- [REQUIREMENT]: Repeat the listing that follows, character for character, minus the pictures.

- [DATASET CONTENT]:
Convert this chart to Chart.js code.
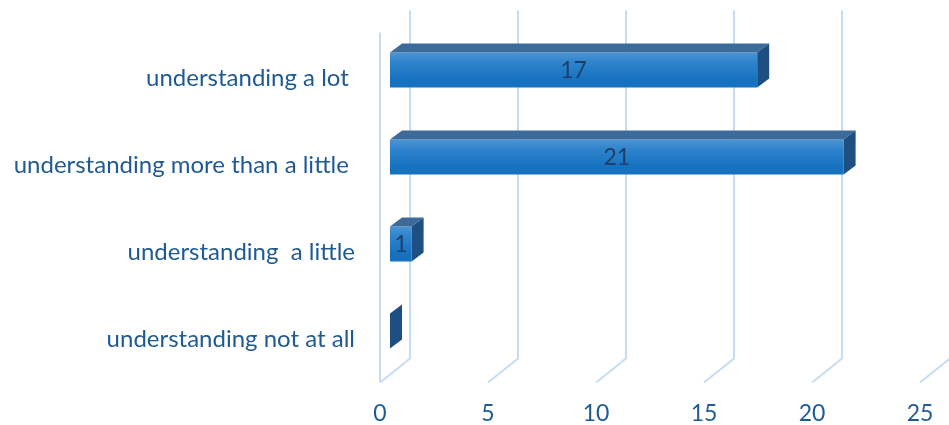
<!DOCTYPE html>
<html>
<head>
<meta charset="utf-8">
<script src="https://cdn.jsdelivr.net/npm/chart.js@4.4.1/dist/chart.umd.min.js"></script>
<style>
  html, body { margin: 0; padding: 0; background: #fff; }
  #wrap { width: 949px; height: 425px; }
</style>
</head>
<body>
<div id="wrap"><canvas id="chart"></canvas></div>
<script>
const categories = [
  'understanding a lot ',
  'understanding more than a little ',
  'understanding  a little',
  'understanding not at all'
];
const counts = [17, 21, 1, 0];
const xTicks = [0, 5, 10, 15, 20, 25];

// depth of the floor / back wall, and where the bars sit inside it
const WALL_DX = 30, WALL_DY = 24;
const BAR_DX = 10, BAR_DY = 8;
const SIDE_DX = 12, SIDE_DY = 9;

const TEXT_BLUE = '#1f5a94';
const GRID_BLUE = '#c6dcf2';

function frontGradient(context) {
  const chart = context.chart;
  const yScale = chart.scales.y;
  if (!chart.chartArea || !yScale) return '#2a7fc6';
  const cy = yScale.getPixelForValue(context.dataIndex) - BAR_DY;
  const h = 35;
  const g = chart.ctx.createLinearGradient(0, cy - h / 2, 0, cy + h / 2);
  g.addColorStop(0, '#3a7cc0');
  g.addColorStop(0.25, '#4b93d4');
  g.addColorStop(0.5, '#2f84cc');
  g.addColorStop(1, '#1672bf');
  return g;
}

const box3d = {
  id: 'box3d',
  beforeDatasetsDraw(chart) {
    const { ctx, chartArea: area } = chart;
    const x = chart.scales.x;
    ctx.save();
    ctx.strokeStyle = GRID_BLUE;
    ctx.lineWidth = 2;
    // left wall front edge
    ctx.beginPath();
    ctx.moveTo(area.left, area.top - 2);
    ctx.lineTo(area.left, area.bottom);
    ctx.stroke();
    xTicks.forEach(v => {
      const px = x.getPixelForValue(v);
      ctx.beginPath();
      ctx.moveTo(px, area.bottom);
      ctx.lineTo(px + WALL_DX, area.bottom - WALL_DY);
      ctx.lineTo(px + WALL_DX, area.top - WALL_DY);
      ctx.stroke();
    });
    ctx.restore();

    ctx.save();
    ctx.translate(BAR_DX, -BAR_DY);
  },
  afterDatasetsDraw(chart) {
    const ctx = chart.ctx;
    const meta = chart.getDatasetMeta(0);
    meta.data.forEach((bar, i) => {
      const { x, y, base, height } = bar.getProps(['x', 'y', 'base', 'height'], true);
      const top = y - height / 2, bottom = y + height / 2;

      ctx.fillStyle = '#3c6a99';
      ctx.beginPath();
      ctx.moveTo(base, top);
      ctx.lineTo(x, top);
      ctx.lineTo(x + SIDE_DX, top - SIDE_DY);
      ctx.lineTo(base + SIDE_DX, top - SIDE_DY);
      ctx.closePath();
      ctx.fill();

      ctx.fillStyle = '#1d4f82';
      ctx.beginPath();
      ctx.moveTo(x, top);
      ctx.lineTo(x + SIDE_DX, top - SIDE_DY);
      ctx.lineTo(x + SIDE_DX, bottom - SIDE_DY);
      ctx.lineTo(x, bottom);
      ctx.closePath();
      ctx.fill();

      if (counts[i] > 0) {
        ctx.fillStyle = '#1e3f6b';
        ctx.font = '23px Lato';
        ctx.textAlign = 'center';
        ctx.textBaseline = 'middle';
        ctx.fillText(String(counts[i]), (base + x) / 2, y + 1);
      }
    });
    ctx.restore();
  }
};

new Chart(document.getElementById('chart'), {
  type: 'bar',
  data: {
    labels: categories,
    datasets: [{
      data: counts,
      backgroundColor: frontGradient,
      borderWidth: 0,
      categoryPercentage: 0.8,
      barPercentage: 0.5
    }]
  },
  options: {
    indexAxis: 'y',
    responsive: true,
    maintainAspectRatio: false,
    animation: false,
    events: [],
    layout: { padding: { top: 34.5, right: 29, left: 0, bottom: 0 } },
    plugins: { legend: { display: false }, tooltip: { enabled: false } },
    scales: {
      x: {
        min: 0,
        max: 25,
        afterBuildTicks(scale) { scale.ticks = xTicks.map(v => ({ value: v })); },
        afterFit(scale) { scale.height = 42.5; },
        grid: { display: false },
        border: { display: false },
        ticks: { color: TEXT_BLUE, font: { family: 'Lato', size: 23 }, padding: 9 }
      },
      y: {
        afterFit(scale) { scale.width = 380; },
        grid: { display: false },
        border: { display: false },
        ticks: { color: TEXT_BLUE, font: { family: 'Lato', size: 24 }, padding: 17 }
      }
    }
  },
  plugins: [box3d]
});
</script>
</body>
</html>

- [CORRECT RESPONSE]:
Convert this chart to Chart.js code.
<!DOCTYPE html>
<html>
<head>
<meta charset="utf-8">
<script src="https://cdn.jsdelivr.net/npm/chart.js@4.4.1/dist/chart.umd.min.js"></script>
<style>
  html, body { margin: 0; padding: 0; background: #fff; }
  #wrap { width: 949px; height: 425px; }
</style>
</head>
<body>
<div id="wrap"><canvas id="chart"></canvas></div>
<script>
const categories = [
  'understanding a lot ',
  'understanding more than a little ',
  'understanding  a little',
  'understanding not at all'
];
const counts = [17, 21, 1, 0];
const xTicks = [0, 5, 10, 15, 20, 25];

// depth of the floor / back wall, and where the bars sit inside it
const WALL_DX = 30, WALL_DY = 24;
const BAR_DX = 10, BAR_DY = 8;
const SIDE_DX = 12, SIDE_DY = 9;

const TEXT_BLUE = '#1f5a94';
const GRID_BLUE = '#c6dcf2';

function frontGradient(context) {
  const chart = context.chart;
  const yScale = chart.scales.y;
  if (!chart.chartArea || !yScale) return '#2a7fc6';
  const cy = yScale.getPixelForValue(context.dataIndex) - BAR_DY;
  const h = 35;
  const g = chart.ctx.createLinearGradient(0, cy - h / 2, 0, cy + h / 2);
  g.addColorStop(0, '#3a7cc0');
  g.addColorStop(0.25, '#4b93d4');
  g.addColorStop(0.5, '#2f84cc');
  g.addColorStop(1, '#1672bf');
  return g;
}

const box3d = {
  id: 'box3d',
  beforeDatasetsDraw(chart) {
    const { ctx, chartArea: area } = chart;
    const x = chart.scales.x;
    ctx.save();
    ctx.strokeStyle = GRID_BLUE;
    ctx.lineWidth = 2;
    // left wall front edge
    ctx.beginPath();
    ctx.moveTo(area.left, area.top - 2);
    ctx.lineTo(area.left, area.bottom);
    ctx.stroke();
    xTicks.forEach(v => {
      const px = x.getPixelForValue(v);
      ctx.beginPath();
      ctx.moveTo(px, area.bottom);
      ctx.lineTo(px + WALL_DX, area.bottom - WALL_DY);
      ctx.lineTo(px + WALL_DX, area.top - WALL_DY);
      ctx.stroke();
    });
    ctx.restore();

    ctx.save();
    ctx.translate(BAR_DX, -BAR_DY);
  },
  afterDatasetsDraw(chart) {
    const ctx = chart.ctx;
    const meta = chart.getDatasetMeta(0);
    meta.data.forEach((bar, i) => {
      const { x, y, base, height } = bar.getProps(['x', 'y', 'base', 'height'], true);
      const top = y - height / 2, bottom = y + height / 2;

      ctx.fillStyle = '#3c6a99';
      ctx.beginPath();
      ctx.moveTo(base, top);
      ctx.lineTo(x, top);
      ctx.lineTo(x + SIDE_DX, top - SIDE_DY);
      ctx.lineTo(base + SIDE_DX, top - SIDE_DY);
      ctx.closePath();
      ctx.fill();

      ctx.fillStyle = '#1d4f82';
      ctx.beginPath();
      ctx.moveTo(x, top);
      ctx.lineTo(x + SIDE_DX, top - SIDE_DY);
      ctx.lineTo(x + SIDE_DX, bottom - SIDE_DY);
      ctx.lineTo(x, bottom);
      ctx.closePath();
      ctx.fill();

      if (counts[i] > 0) {
        ctx.fillStyle = '#1e3f6b';
        ctx.font = '23px Lato';
        ctx.textAlign = 'center';
        ctx.textBaseline = 'middle';
        ctx.fillText(String(counts[i]), (base + x) / 2, y + 1);
      }
    });
    ctx.restore();
  }
};

new Chart(document.getElementById('chart'), {
  type: 'bar',
  data: {
    labels: categories,
    datasets: [{
      data: counts,
      backgroundColor: frontGradient,
      borderWidth: 0,
      categoryPercentage: 0.8,
      barPercentage: 0.5
    }]
  },
  options: {
    indexAxis: 'y',
    responsive: true,
    maintainAspectRatio: false,
    animation: false,
    events: [],
    layout: { padding: { top: 34.5, right: 29, left: 0, bottom: 0 } },
    plugins: { legend: { display: false }, tooltip: { enabled: false } },
    scales: {
      x: {
        min: 0,
        max: 25,
        afterBuildTicks(scale) { scale.ticks = xTicks.map(v => ({ value: v })); },
        afterFit(scale) { scale.height = 42.5; },
        grid: { display: false },
        border: { display: false },
        ticks: { color: TEXT_BLUE, font: { family: 'Lato', size: 23 }, padding: 9 }
      },
      y: {
        afterFit(scale) { scale.width = 380; },
        grid: { display: false },
        border: { display: false },
        ticks: { color: TEXT_BLUE, font: { family: 'Lato', size: 24 }, padding: 17 }
      }
    }
  },
  plugins: [box3d]
});
</script>
</body>
</html>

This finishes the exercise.